Not content with being catered to, US oil and gas companies then sought to take advantage of public frustration with the Biden administration’s inability to stabilize inflating fuel prices. This saw a period of intense lobbying by the American Petroleum Institute (API), a group representing six hundred oil and gas companies including ExxonMobil, Chevron, and Shell. The API campaigned congressional Republicans to introduce the Restore Onshore Energy Production Act, which would have rolled back Biden’s pause on the leasing of federal lands for private oil and gas extraction. These efforts were particularly malicious given how minuscule Biden’s environmental regulations already are — and yet the domestic oil and gas industries still did not incur the administration’s wrath like OPEC+ has.

Scrambling to find alternative stopgap measures and facing mounting domestic pressure over fuel prices, heightened by the oil and gas industry’s lobbying, Biden announced on March 31 that the federal government would release an unprecedented one million barrels a day from the Strategic Petroleum Reserve (SPR) for the next six months. While unable to push through a repeal of Joe Biden’s minor regulations, the American oil and gas industries were able to offset the costs of meeting inflation to the publicly owned SPR rather than compromise their (already high) profit margins, all without even receiving a slap on the wrist.
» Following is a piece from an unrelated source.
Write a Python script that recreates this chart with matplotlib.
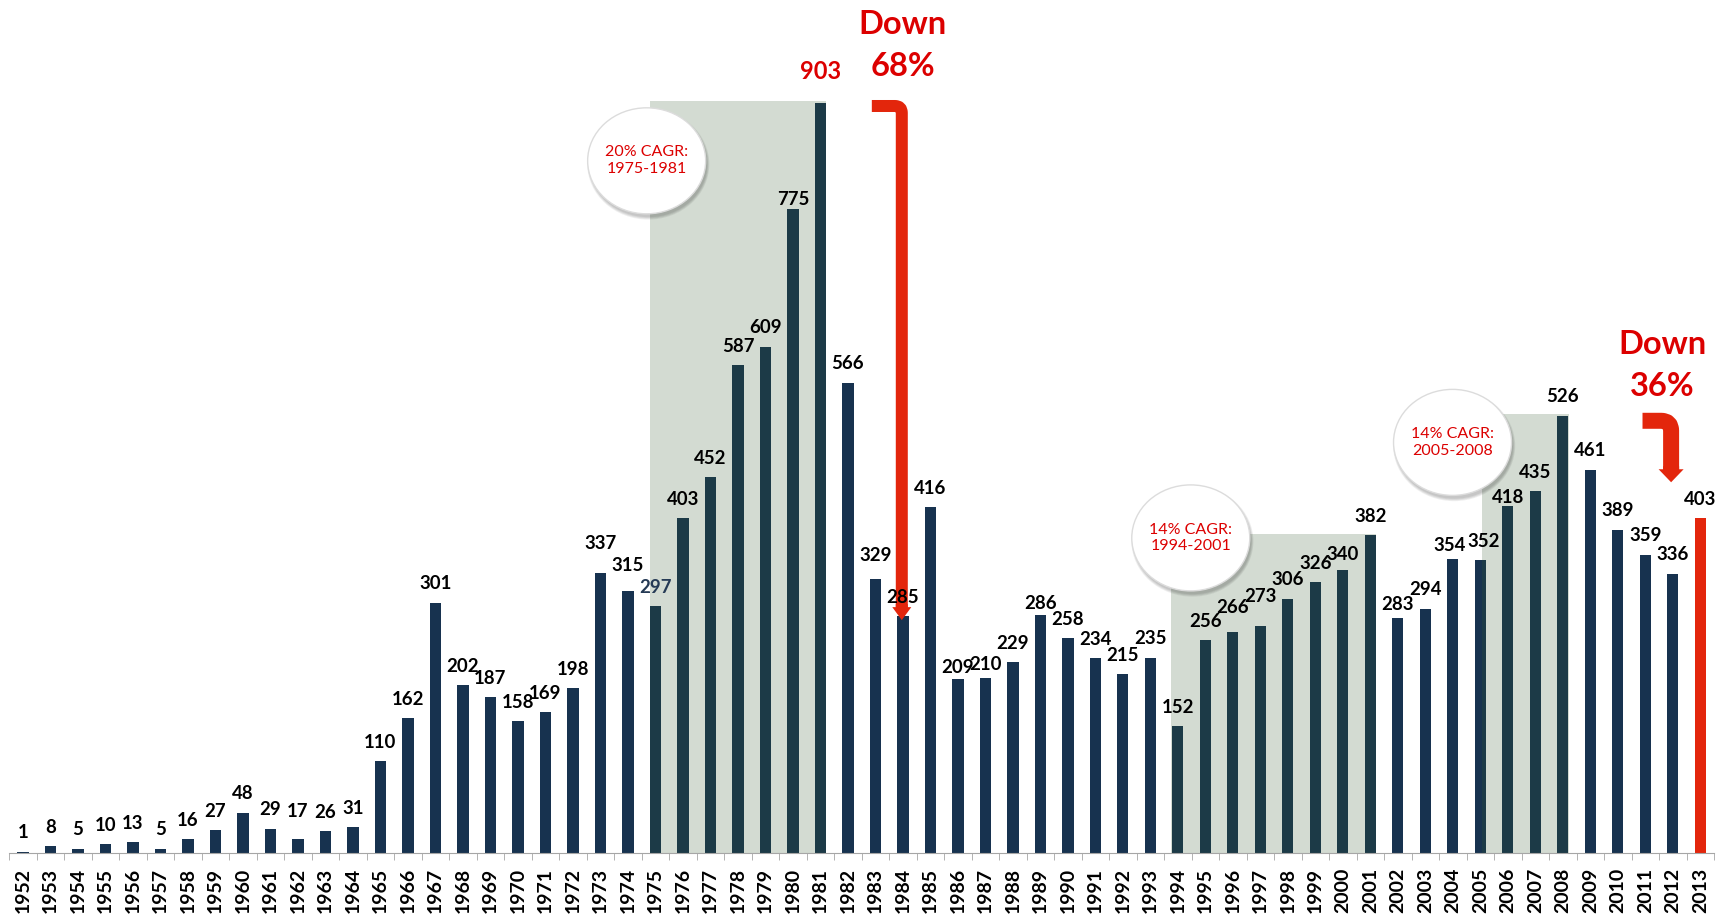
import numpy as np
import matplotlib.pyplot as plt
from matplotlib.patches import Ellipse, Rectangle

plt.rcParams['font.family'] = ['Lato', 'DejaVu Sans']

# data
years = list(range(1952, 2014))
values = [1, 8, 5, 10, 13, 5, 16, 27, 48, 29, 17, 26, 31,
          110, 162, 301, 202, 187, 158, 169, 198,
          337, 315, 297, 403, 452, 587, 609, 775, 903,
          566, 329, 285, 416, 209, 210, 229, 286, 258, 234, 215, 235,
          152, 256, 266, 273, 306, 326, 340, 382,
          283, 294, 354, 352, 418, 435, 526, 461, 389, 359, 336, 403]
cagr_periods = [(1975, 1981), (1994, 2001), (2005, 2008)]
cagr_labels = ['20% CAGR:\n1975-1981', '14% CAGR:\n1994-2001', '14% CAGR:\n2005-2008']

# styling
NAVY = '#17324f'
RED = '#e3260c'
TXT_RED = '#dc0000'
PX = 0.72  # points per pixel at dpi 100

# label centre height above bar top (px), default 20; small x nudges (px)
label_off = {1962: 28, 1973: 30, 1974: 27, 1980: 11, 1981: 32, 1983: 25,
             1986: 13, 1987: 15, 1989: 13, 1996: 25, 1997: 31, 2000: 17,
             2002: 14, 2004: 14, 2006: 9}
label_dx = {2004: -3, 2005: 3}
shade_pad = [(0.21, 0.21), (0.26, 0.21), (-0.05, 0.21)]
bubble_x = [1974.68, 1994.47, 2003.99]
bubble_y = [833, 379, 494]

W, H = 1722, 917
fig = plt.figure(figsize=(W / 100, H / 100), dpi=100)
x0, x1, base = 9.3, 1714, 852.7
ax = fig.add_axes([x0 / W, (H - base) / H, (x1 - x0) / W, base / H])
ppu = 0.8306  # px per value unit
ax.set_ylim(0, base / ppu)
ax.set_xlim(years[0] - 0.5, years[-1] + 0.5)

colors = [NAVY] * (len(years) - 1) + [RED]
ax.bar(years, values, width=0.41, color=colors, zorder=2)

# shaded growth periods
for (a, b), (pl, pr) in zip(cagr_periods, shade_pad):
    top = max(values[years.index(a):years.index(b) + 1]) + 2
    ax.add_patch(Rectangle((a - pl, 0), (b + pr) - (a - pl), top,
                           facecolor='#33592d', alpha=0.21, lw=0, zorder=3))

# bubbles
ew, eh = 118 / 27.5, 106 / ppu
for bx, by, txt in zip(bubble_x, bubble_y, cagr_labels):
    for k in range(4):
        ax.add_patch(Ellipse((bx + 0.06, by - 4), ew + 0.05 * k, eh + 2 * k,
                             facecolor='#000000', alpha=0.06, lw=0, zorder=6))
    ax.add_patch(Ellipse((bx, by), ew, eh, facecolor='white',
                         edgecolor='#dcdcdc', lw=1, zorder=7))
    ax.text(bx, by, txt, ha='center', va='center', fontsize=11.5,
            color=TXT_RED, linespacing=1.25, zorder=8)


def bent_arrow(start, tip, width, head_w, head_l, rad):
    ax.annotate('', xy=tip, xytext=start,
                arrowprops=dict(arrowstyle='-', color=RED, lw=width * PX,
                                connectionstyle=f'angle,angleA=0,angleB=90,rad={rad}',
                                shrinkA=0, shrinkB=head_l * PX, capstyle='butt'),
                zorder=10)
    ax.annotate('', xy=tip, xytext=(0, (head_l + 3) * PX), textcoords='offset points',
                arrowprops=dict(arrowstyle=f'simple,head_length={head_l * PX},'
                                           f'head_width={head_w * PX},tail_width={width * PX}',
                                color=RED, lw=0, shrinkA=0, shrinkB=0, mutation_scale=1),
                zorder=10)


bent_arrow((1982.87, 899), (1983.96, 280), 12, 19, 13, 7)
bent_arrow((2010.9, 520), (2011.94, 446), 16, 25, 13, 10)

# value labels
for yr, v in zip(years, values):
    off = label_off.get(yr, 20)
    dx = label_dx.get(yr, 0)
    if yr == 1981:
        ax.annotate(str(v), (yr, v), xytext=(0, (off - 8.5) * PX),
                    textcoords='offset points', ha='center', va='baseline',
                    fontsize=17, fontweight='bold', color=TXT_RED, zorder=11)
        continue
    col = '#253a55' if yr == 1975 else 'black'
    ax.annotate(str(v), (yr, v), xytext=(dx * PX, (off - 6.6) * PX),
                textcoords='offset points', ha='center', va='baseline',
                fontsize=13.4, fontweight='bold', color=col, zorder=11)

ax.text(1984.0, 986, 'Down', ha='center', va='baseline', fontsize=23.5,
        fontweight='bold', color=TXT_RED)
ax.text(1984.0, 935, '68%', ha='center', va='baseline', fontsize=23.5,
        fontweight='bold', color=TXT_RED)
ax.text(2011.63, 600, 'Down', ha='center', va='baseline', fontsize=23.5,
        fontweight='bold', color=TXT_RED)
ax.text(2011.63, 550, '36%', ha='center', va='baseline', fontsize=23.5,
        fontweight='bold', color=TXT_RED)

# axis
for s in ['top', 'right', 'left']:
    ax.spines[s].set_visible(False)
ax.spines['bottom'].set_color('#a6a6a6')
ax.set_yticks([])
ax.set_xticks(years)
ax.set_xticklabels([str(y) for y in years], rotation=90, fontsize=14,
                   fontweight='bold')
ax.set_xticks(np.arange(years[0] - 0.5, years[-1] + 1), minor=True)
ax.tick_params(axis='x', which='major', length=0, pad=11)
ax.tick_params(axis='x', which='minor', length=5, color='#a6a6a6')

fig.savefig('out.png', dpi=100)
Regardless of whether Saudi Arabia’s and OPEC+’s intention was to politically sabotage the US federal government, the Biden administration’s complaints of foul play come across as disingenuous at best when it refused to pass similar antitrust legislation against the American oil and gas industry. Domestic oil and gas companies pointed to the ebbs and flows of the free market to justify their refusal to meet gaps beyond the foresight of financial speculators. So did OPEC+. But only one of them inspired a market interventionist response.

Neoliberal Cannibalization

The fact that the US federal government, the world’s top oil producer, is content with its domestic markets being susceptible to the whims of oil and gas monopolies is the heart of the issue.
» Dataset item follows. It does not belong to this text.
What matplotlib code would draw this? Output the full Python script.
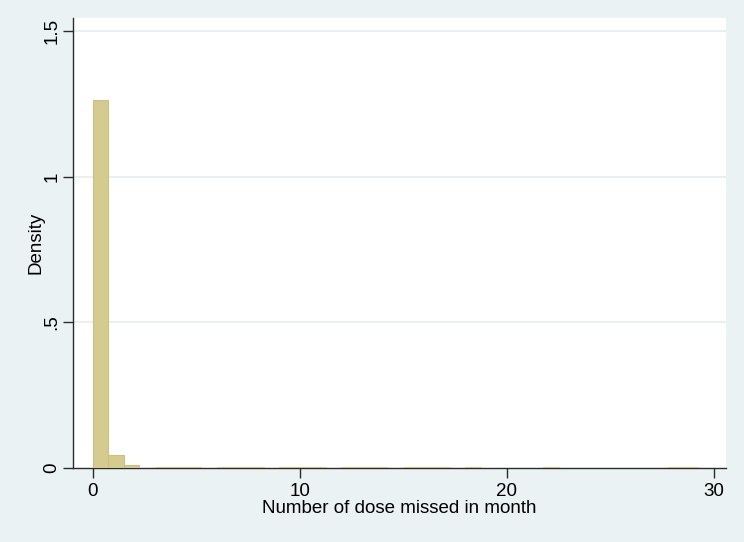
import matplotlib
matplotlib.use("Agg")
import matplotlib.pyplot as plt

plt.rcParams['font.family'] = ['Liberation Sans', 'DejaVu Sans']

# Histogram bins (left edges) and density heights
bin_left = [0.0, 0.75, 1.5, 3.0, 3.75, 4.5, 6.0, 6.75, 7.5, 9.0, 9.75, 10.5,
            12.0, 12.75, 13.5, 15.0, 15.75, 16.5, 18.0, 21.75, 27.75, 28.5]
density = [1.263, 0.045, 0.0115, 0.004, 0.004, 0.004, 0.004, 0.004, 0.004,
           0.004, 0.004, 0.004, 0.004, 0.004, 0.004, 0.004, 0.004, 0.004,
           0.004, 0.004, 0.004, 0.004]
bin_width = 0.75

x_ticks = [0, 10, 20, 30]
x_ticklabels = ["0", "10", "20", "30"]
y_ticks = [0, 0.5, 1, 1.5]
y_ticklabels = ["0", ".5", "1", "1.5"]

bg = "#eaf2f3"
fig = plt.figure(figsize=(7.44, 5.42), dpi=100, facecolor=bg)
ax = fig.add_axes([73/744, (542-468)/542, (726-73)/744, (468-18)/542])
ax.set_facecolor("white")

ax.bar(bin_left, density, width=bin_width, align='edge',
       color="#d5cb8f", edgecolor="#cbc083", linewidth=0.8, zorder=3)

ax.set_xlim(-0.95, 30.58)
ax.set_ylim(0, 1.545)

ax.set_xticks(x_ticks)
ax.set_xticklabels(x_ticklabels)
ax.set_yticks(y_ticks)
ax.set_yticklabels(y_ticklabels, rotation=90, va='center')

for y in y_ticks[1:]:
    ax.axhline(y, color="#e6eef0", linewidth=1.2, zorder=1)

for s in ["top", "right"]:
    ax.spines[s].set_visible(False)
for s in ["left", "bottom"]:
    ax.spines[s].set_color("#2b2b2b")
    ax.spines[s].set_linewidth(1.0)

ax.tick_params(axis='both', direction='out', length=7, width=1.0,
               color="#2b2b2b", labelsize=13.5, labelcolor="black")
ax.tick_params(axis='x', pad=4)
ax.tick_params(axis='y', pad=2)

ax.set_xlabel("Number of dose missed in month", fontsize=13.5, labelpad=0)
ax.set_ylabel("Density", fontsize=13.5, labelpad=-1)

fig.savefig("out.png", dpi=100, facecolor=bg)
The Biden administration’s selective outrage at a “dissident” foreign monopoly in OPEC+ but timid accommodation of domestic ones operating under the same economic logic shows the disingenuousness of the US federal government’s commitment to the free market. The US is happy to intervene in the market — when market dictates don’t align with the particular interests of American multinational corporations, that is.

The federal government’s commitment to the free market has never been about virtue or neoliberal values. Nor has it been a purely Machiavellian pragmatism bent on maintaining the American state’s hegemony as a global military and economic superpower. It’s about a calculated yet nearsighted commitment to preserving the profits of American multinational corporations.
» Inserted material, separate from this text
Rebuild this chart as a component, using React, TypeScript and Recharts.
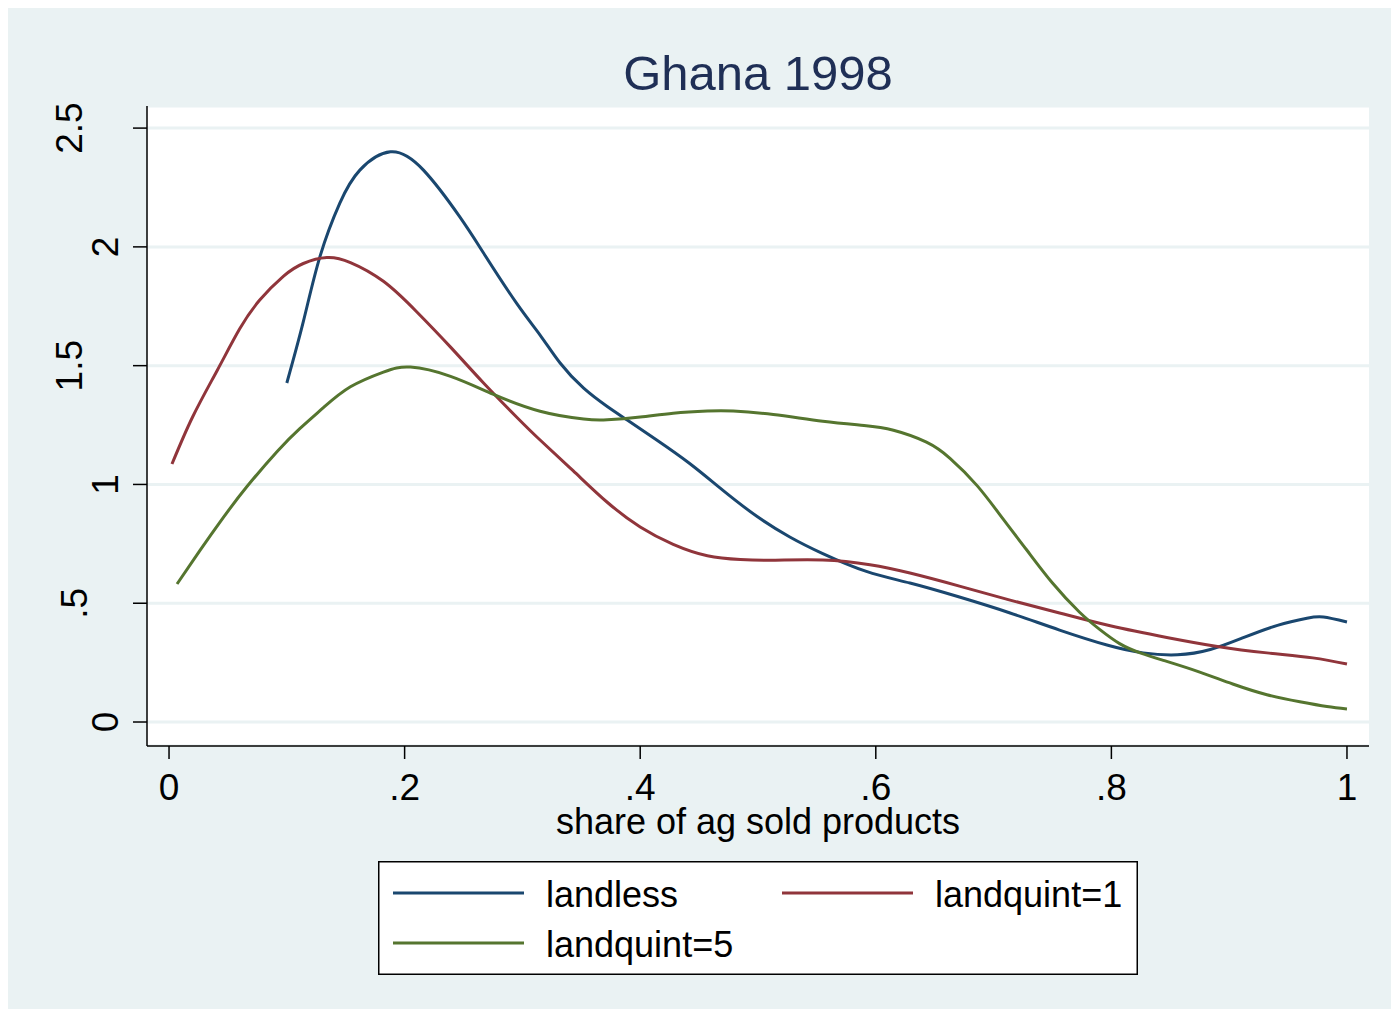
import React from 'react';
import { LineChart, Line, XAxis, YAxis, CartesianGrid, Legend } from 'recharts';

// ---- Data ----
const landlessX = [0.1, 0.114, 0.128, 0.145, 0.162, 0.188, 0.216, 0.247, 0.267, 0.295, 0.315, 0.332, 0.352, 0.372, 0.389, 0.414, 0.442, 0.47, 0.499, 0.527, 0.555, 0.592, 0.629, 0.671, 0.714, 0.756, 0.797, 0.827, 0.856, 0.884, 0.912, 0.941, 0.966, 0.98, 1.0];
const landlessY = [1.427, 1.685, 1.957, 2.184, 2.323, 2.4, 2.323, 2.125, 1.974, 1.763, 1.629, 1.511, 1.405, 1.328, 1.271, 1.187, 1.088, 0.976, 0.866, 0.779, 0.709, 0.634, 0.585, 0.526, 0.459, 0.387, 0.323, 0.291, 0.283, 0.305, 0.355, 0.407, 0.437, 0.442, 0.421];

const quint1X = [0.0025, 0.02, 0.041, 0.06, 0.077, 0.097, 0.114, 0.134, 0.154, 0.182, 0.21, 0.239, 0.267, 0.295, 0.315, 0.343, 0.372, 0.4, 0.428, 0.457, 0.485, 0.513, 0.555, 0.595, 0.629, 0.671, 0.714, 0.756, 0.799, 0.847, 0.89, 0.932, 0.971, 1.0];
const quint1Y = [1.086, 1.284, 1.481, 1.655, 1.776, 1.876, 1.93, 1.955, 1.934, 1.855, 1.728, 1.578, 1.427, 1.284, 1.187, 1.058, 0.925, 0.821, 0.748, 0.7, 0.684, 0.681, 0.682, 0.662, 0.627, 0.572, 0.513, 0.459, 0.405, 0.356, 0.318, 0.291, 0.27, 0.244];

const quint5X = [0.0068, 0.026, 0.046, 0.066, 0.092, 0.111, 0.131, 0.154, 0.182, 0.205, 0.239, 0.275, 0.315, 0.352, 0.372, 0.4, 0.428, 0.457, 0.479, 0.513, 0.555, 0.59, 0.615, 0.643, 0.663, 0.686, 0.708, 0.728, 0.75, 0.773, 0.79, 0.807, 0.825, 0.847, 0.875, 0.903, 0.932, 0.96, 0.983, 1.0];
const quint5Y = [0.581, 0.72, 0.86, 0.99, 1.14, 1.235, 1.323, 1.411, 1.473, 1.494, 1.455, 1.38, 1.308, 1.275, 1.272, 1.284, 1.3, 1.309, 1.309, 1.294, 1.266, 1.248, 1.228, 1.178, 1.11, 0.995, 0.855, 0.725, 0.585, 0.462, 0.39, 0.33, 0.29, 0.255, 0.21, 0.16, 0.115, 0.085, 0.065, 0.055];

const xTicks = [0, 0.2, 0.4, 0.6, 0.8, 1];
const xTickLabels = ['0', '.2', '.4', '.6', '.8', '1'];
const yTicks = [0, 0.5, 1, 1.5, 2, 2.5];
const yTickLabels = ['0', '.5', '1', '1.5', '2', '2.5'];

const seriesNames = ['landless', 'landquint=1', 'landquint=5'];
const chartTitle = 'Ghana 1998';
const xAxisTitle = 'share of ag sold products';

// ---- Build series tables ----
const zip = (xs: number[], ys: number[]) => xs.map((x, i) => ({ x, y: ys[i] }));
const landlessData = zip(landlessX, landlessY);
const quint1Data = zip(quint1X, quint1Y);
const quint5Data = zip(quint5X, quint5Y);

const FONT = '"Liberation Sans", Arial, Helvetica, sans-serif';
const BG = '#EAF2F3';
const COLORS = ['#1A476F', '#90353B', '#55752F'];

const W = 1383;
const H = 1001;

const XTick = (props: any) => {
  const { x, y, payload } = props;
  const idx = xTicks.indexOf(payload.value);
  const label = idx >= 0 ? xTickLabels[idx] : String(payload.value);
  return (
    <text x={x} y={y + 39} textAnchor="middle" fontSize={37} fill="#000" fontFamily={FONT}>
      {label}
    </text>
  );
};

const YTick = (props: any) => {
  const { x, y, payload } = props;
  const idx = yTicks.indexOf(payload.value);
  const label = idx >= 0 ? yTickLabels[idx] : String(payload.value);
  const shift = label.length === 1 ? 13 : label.length === 2 ? 44 : 49;
  const bx = x - shift;
  return (
    <text
      x={bx}
      y={y}
      transform={`rotate(-90, ${bx}, ${y})`}
      textAnchor="middle"
      fontSize={37}
      fill="#000"
      fontFamily={FONT}
    >
      {label}
    </text>
  );
};

const renderLegend = (props: any) => {
  const payload = props.payload || [];
  return (
    <svg width={760} height={114} style={{ display: 'block' }}>
      <rect x={0.75} y={0.75} width={758.5} height={112.5} fill="#fff" stroke="#000" strokeWidth={1.5} />
      {payload.map((p: any, i: number) => {
        const row = Math.floor(i / 2);
        const col = i % 2;
        const lx = col ? 404 : 15;
        const ty = row ? 82 : 32;
        return (
          <g key={String(p.value)}>
            <line x1={lx} x2={lx + 131} y1={ty} y2={ty} stroke={p.color} strokeWidth={3} />
            <text x={lx + 153} y={ty + 14} fontSize={36} fill="#000" fontFamily={FONT}>
              {p.value}
            </text>
          </g>
        );
      })}
    </svg>
  );
};

export default function App() {
  return (
    <div style={{ position: 'relative', width: W, height: H, background: BG, fontFamily: FONT }}>
      <div
        style={{
          position: 'absolute',
          left: 139,
          top: 41,
          width: 1222,
          textAlign: 'center',
          fontSize: 49,
          lineHeight: '48px',
          color: '#1F2F56',
          fontFamily: FONT,
          zIndex: 2,
        }}
      >
        {chartTitle}
      </div>
      <LineChart width={W} height={H} margin={{ top: 98, right: 22, left: 0, bottom: 0 }}>
        <CartesianGrid vertical={false} stroke={BG} strokeWidth={3} fill="#fff" />
        <XAxis
          dataKey="x"
          type="number"
          domain={[-0.0187, 1.0187]}
          ticks={xTicks}
          allowDataOverflow
          height={263}
          tickSize={13}
          tick={<XTick />}
          axisLine={{ stroke: '#000', strokeWidth: 1.5 }}
          tickLine={{ stroke: '#000', strokeWidth: 1.5 }}
          label={{ value: xAxisTitle, position: 'insideTop', offset: 62, fontSize: 36, fill: '#000', fontFamily: FONT }}
        />
        <YAxis
          type="number"
          domain={[-0.101, 2.593]}
          ticks={yTicks}
          allowDataOverflow
          width={139}
          tickSize={14}
          tick={<YTick />}
          axisLine={{ stroke: '#000', strokeWidth: 1.5 }}
          tickLine={{ stroke: '#000', strokeWidth: 1.5 }}
        />
        <Legend
          layout="vertical"
          align="center"
          verticalAlign="middle"
          wrapperStyle={{ left: 370, top: 853, width: 760, height: 114 }}
          content={renderLegend}
        />
        <Line data={landlessData} dataKey="y" name={seriesNames[0]} type="natural" stroke={COLORS[0]} strokeWidth={3} dot={false} isAnimationActive={false} />
        <Line data={quint1Data} dataKey="y" name={seriesNames[1]} type="natural" stroke={COLORS[1]} strokeWidth={3} dot={false} isAnimationActive={false} />
        <Line data={quint5Data} dataKey="y" name={seriesNames[2]} type="natural" stroke={COLORS[2]} strokeWidth={3} dot={false} isAnimationActive={false} />
      </LineChart>
    </div>
  );
}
Whether political collusion against US political interests truly informed OPEC+’s decision is likely never to be confirmed. Such is the absolution afforded by the sanctified logic of the free market, which has long been exploited by the United States. Either way, the Biden administration’s hypocrisy — along with the API’s brazen and successful challenge to the administration despite its accommodations — reflects the continuing fall of the US federal government as the main vehicle through which capital exercises its hegemonic influence on global politics and economics.

Neoliberalism started off as a justification to deregulate, ransack, and sabotage other nations’ economies in the name of “efficiency.” Now the chickens have come home to roost: neoliberalism is cannibalizing the architect of its global dominance in the relentless pursuit of profit.